Imagine you are trying to draw a complete, high-definition weather map of a city, but you only have a handful of people standing on street corners with thermometers, reporting the temperature once in a while. Sometimes they report wind speed, sometimes humidity, and sometimes they move to a new corner.
The Problem:
Traditional methods of drawing this map are like using a simple ruler and a guess. If you only have a few data points, the map looks blurry or wrong. Newer "AI" methods are like students who memorize the answers to a specific practice test. If you give them a test with slightly different questions (a new city, different weather patterns, or a new time of day), they fail because they didn't learn the principles of weather; they just memorized the specific answers.
The Solution: FM-RME (The "Weather Oracle")
The paper introduces FM-RME, a new kind of "Foundation Model" for radio waves. Think of it as a super-intelligent weather oracle that doesn't just memorize data but understands the physics of how signals travel.
Here is how it works, broken down into simple concepts:
1. The "Physics Detective" (Geometry-Aware Feature Extraction)
Imagine you are looking at a shadow cast by a tree. If you move the tree 10 feet to the left, the shadow moves 10 feet to the left, but its shape stays the same. If you rotate the tree, the shadow rotates, but the physics of the light haven't changed.
Old AI models treat every location as a unique, unrelated pixel. If the shadow moves, the AI thinks it's a completely new phenomenon and has to relearn it.
FM-RME is different. It has a built-in "Physics Detective" module. It knows that radio waves behave like light and sound: they follow rules of symmetry. It understands that a signal pattern is the same whether it's in the north or the south, or if the whole map is rotated. This allows it to learn much faster and with less data because it doesn't have to relearn the basics every time the scene shifts.
2. The "Masked Puzzle" (Self-Supervised Pre-training)
How do you teach this oracle to be smart without showing it every single possible weather scenario?

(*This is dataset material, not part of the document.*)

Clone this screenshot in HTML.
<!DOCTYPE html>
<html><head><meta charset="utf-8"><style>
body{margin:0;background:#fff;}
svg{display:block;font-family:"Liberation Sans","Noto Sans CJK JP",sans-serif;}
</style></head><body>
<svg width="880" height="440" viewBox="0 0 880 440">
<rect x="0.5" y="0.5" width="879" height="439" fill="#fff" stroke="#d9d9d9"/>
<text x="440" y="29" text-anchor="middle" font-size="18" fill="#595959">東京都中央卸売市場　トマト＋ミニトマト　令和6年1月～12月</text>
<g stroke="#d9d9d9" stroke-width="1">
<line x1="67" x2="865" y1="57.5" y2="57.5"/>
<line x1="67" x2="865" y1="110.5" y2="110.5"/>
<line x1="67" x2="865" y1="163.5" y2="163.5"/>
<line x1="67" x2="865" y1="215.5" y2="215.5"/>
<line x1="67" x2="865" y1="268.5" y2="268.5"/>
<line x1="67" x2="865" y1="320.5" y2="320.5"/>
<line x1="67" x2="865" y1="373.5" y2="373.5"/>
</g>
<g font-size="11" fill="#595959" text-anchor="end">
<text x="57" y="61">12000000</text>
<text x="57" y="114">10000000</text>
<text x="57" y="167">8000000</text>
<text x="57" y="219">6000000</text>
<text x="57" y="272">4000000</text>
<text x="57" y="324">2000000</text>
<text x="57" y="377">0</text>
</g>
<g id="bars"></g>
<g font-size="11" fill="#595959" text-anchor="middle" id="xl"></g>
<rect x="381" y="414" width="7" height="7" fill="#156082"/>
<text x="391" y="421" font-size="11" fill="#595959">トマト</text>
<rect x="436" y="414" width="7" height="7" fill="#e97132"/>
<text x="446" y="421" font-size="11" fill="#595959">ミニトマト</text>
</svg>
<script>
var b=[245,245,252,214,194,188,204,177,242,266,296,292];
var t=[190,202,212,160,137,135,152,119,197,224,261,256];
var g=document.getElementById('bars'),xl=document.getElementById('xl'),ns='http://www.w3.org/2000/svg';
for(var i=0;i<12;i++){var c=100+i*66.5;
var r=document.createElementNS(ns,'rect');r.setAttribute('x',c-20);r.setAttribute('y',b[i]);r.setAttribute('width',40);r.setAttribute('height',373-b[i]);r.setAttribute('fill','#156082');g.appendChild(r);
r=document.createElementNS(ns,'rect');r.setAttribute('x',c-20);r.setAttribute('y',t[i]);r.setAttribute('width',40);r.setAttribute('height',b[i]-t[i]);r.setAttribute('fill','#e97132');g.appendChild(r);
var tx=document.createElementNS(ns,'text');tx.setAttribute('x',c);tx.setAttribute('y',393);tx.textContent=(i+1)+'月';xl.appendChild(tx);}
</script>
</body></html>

You play a game of Hide and Seek.
The researchers feed the model thousands of radio maps but hide (mask) large chunks of them.
- Spatial Masking: They hide parts of the map and ask, "What's the signal strength here?"

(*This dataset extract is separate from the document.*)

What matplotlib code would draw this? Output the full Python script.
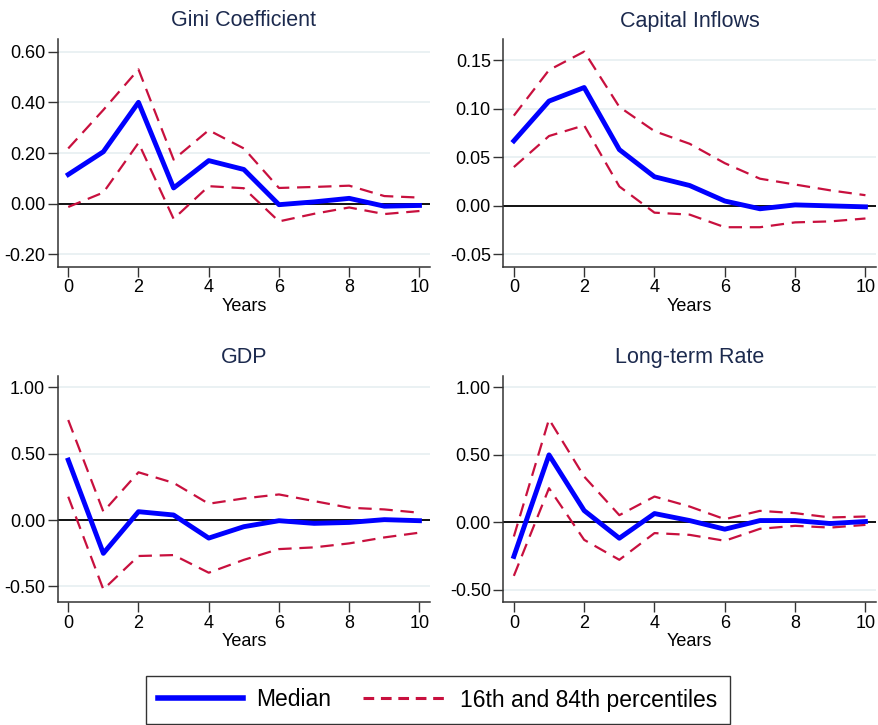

- Time Masking: They hide the future and ask, "What will the signal look like in 5 minutes?"
- Frequency Masking: They hide certain radio channels and ask, "What's happening on this frequency?"
By forcing the model to guess the missing pieces over and over again using different datasets, it learns the universal laws of how radio waves move, bounce, and fade. It's like a student who practices solving thousands of different types of math problems until they understand the underlying logic, rather than just memorizing the answers.

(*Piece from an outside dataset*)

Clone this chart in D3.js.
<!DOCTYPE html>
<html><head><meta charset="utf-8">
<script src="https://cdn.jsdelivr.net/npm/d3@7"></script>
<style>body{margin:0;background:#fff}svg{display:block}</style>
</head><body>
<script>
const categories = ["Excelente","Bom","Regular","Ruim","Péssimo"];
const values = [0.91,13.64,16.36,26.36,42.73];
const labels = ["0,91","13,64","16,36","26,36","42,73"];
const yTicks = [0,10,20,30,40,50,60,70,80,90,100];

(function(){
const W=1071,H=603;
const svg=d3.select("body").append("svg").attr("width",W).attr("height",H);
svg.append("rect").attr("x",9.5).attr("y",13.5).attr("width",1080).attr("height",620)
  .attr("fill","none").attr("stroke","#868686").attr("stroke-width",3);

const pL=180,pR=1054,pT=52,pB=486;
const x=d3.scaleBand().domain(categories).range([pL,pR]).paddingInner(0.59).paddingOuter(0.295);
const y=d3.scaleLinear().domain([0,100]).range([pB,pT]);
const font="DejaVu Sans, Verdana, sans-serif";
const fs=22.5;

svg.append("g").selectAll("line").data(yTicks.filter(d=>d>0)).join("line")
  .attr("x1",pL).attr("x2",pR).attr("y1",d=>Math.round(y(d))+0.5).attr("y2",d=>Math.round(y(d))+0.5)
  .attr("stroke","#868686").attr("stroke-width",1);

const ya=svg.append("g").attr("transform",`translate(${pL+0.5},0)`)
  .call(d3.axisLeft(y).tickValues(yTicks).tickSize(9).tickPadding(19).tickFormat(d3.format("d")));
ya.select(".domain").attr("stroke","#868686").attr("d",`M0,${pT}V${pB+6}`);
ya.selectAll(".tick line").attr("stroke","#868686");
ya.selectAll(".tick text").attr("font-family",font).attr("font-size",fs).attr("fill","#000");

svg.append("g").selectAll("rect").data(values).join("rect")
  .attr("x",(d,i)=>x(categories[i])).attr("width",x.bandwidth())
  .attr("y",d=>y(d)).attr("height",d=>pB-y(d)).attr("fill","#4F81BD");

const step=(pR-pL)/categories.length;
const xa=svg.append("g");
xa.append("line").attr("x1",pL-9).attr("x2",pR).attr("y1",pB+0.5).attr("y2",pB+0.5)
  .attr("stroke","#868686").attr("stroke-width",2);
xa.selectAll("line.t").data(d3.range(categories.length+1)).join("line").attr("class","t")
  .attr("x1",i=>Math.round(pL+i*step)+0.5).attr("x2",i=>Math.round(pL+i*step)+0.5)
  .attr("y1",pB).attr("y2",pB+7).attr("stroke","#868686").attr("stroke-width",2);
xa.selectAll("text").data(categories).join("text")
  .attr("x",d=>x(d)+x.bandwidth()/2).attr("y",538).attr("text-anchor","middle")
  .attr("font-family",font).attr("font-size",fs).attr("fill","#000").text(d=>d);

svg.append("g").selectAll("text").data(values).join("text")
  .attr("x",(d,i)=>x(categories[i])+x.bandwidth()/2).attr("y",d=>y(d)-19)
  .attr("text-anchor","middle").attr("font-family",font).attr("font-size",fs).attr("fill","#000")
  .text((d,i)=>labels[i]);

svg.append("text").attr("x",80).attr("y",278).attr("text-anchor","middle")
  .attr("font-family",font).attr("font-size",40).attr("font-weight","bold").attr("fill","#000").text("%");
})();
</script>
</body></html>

3. The "All-Seeing Eye" (Attention-Based Autoencoder)
Once the model has learned the rules, it uses a powerful "Attention" mechanism. Imagine a detective looking at a crime scene. Instead of just looking at one clue, they look at how the broken window, the muddy footprints, and the missing watch all relate to each other across the whole room.
FM-RME looks at the entire radio environment at once—space, time, and frequency simultaneously. It connects the dots between a signal in New York at 10:00 AM on Channel A, and a signal in Chicago at 10:05 AM on Channel B. This helps it understand the "big picture" of the radio world.
Why is this a Big Deal? (Zero-Shot Generalization)
The most impressive part is Zero-Shot Generalization.
- Old Way: If you built a radio map for a busy city, and then wanted to map a quiet rural town, you'd have to start from scratch, collect new data, and retrain the AI for weeks.
- FM-RME Way: Because it learned the universal physics of radio waves during its training, you can point it at a completely new, unseen environment (like a new city or a different type of drone network), and it can instantly draw an accurate map without any retraining. It's like an expert chef who can cook a perfect meal in a new kitchen with new ingredients because they understand the chemistry of cooking, not just a specific recipe.
Summary
FM-RME is a "Foundation Model" for radio waves. Instead of being a narrow tool that only works in one specific situation, it is a universal expert that:
- Understands the physics of how signals move (symmetry and geometry).
- Learned by solving puzzles (guessing missing data) across many different scenarios.
- Can instantly adapt to new, unseen environments without needing to be retrained.
This means we can have smarter, faster, and more reliable wireless networks (for things like self-driving cars, drones, and 6G) that can adapt to changing conditions in real-time, no matter where they are or what the environment looks like.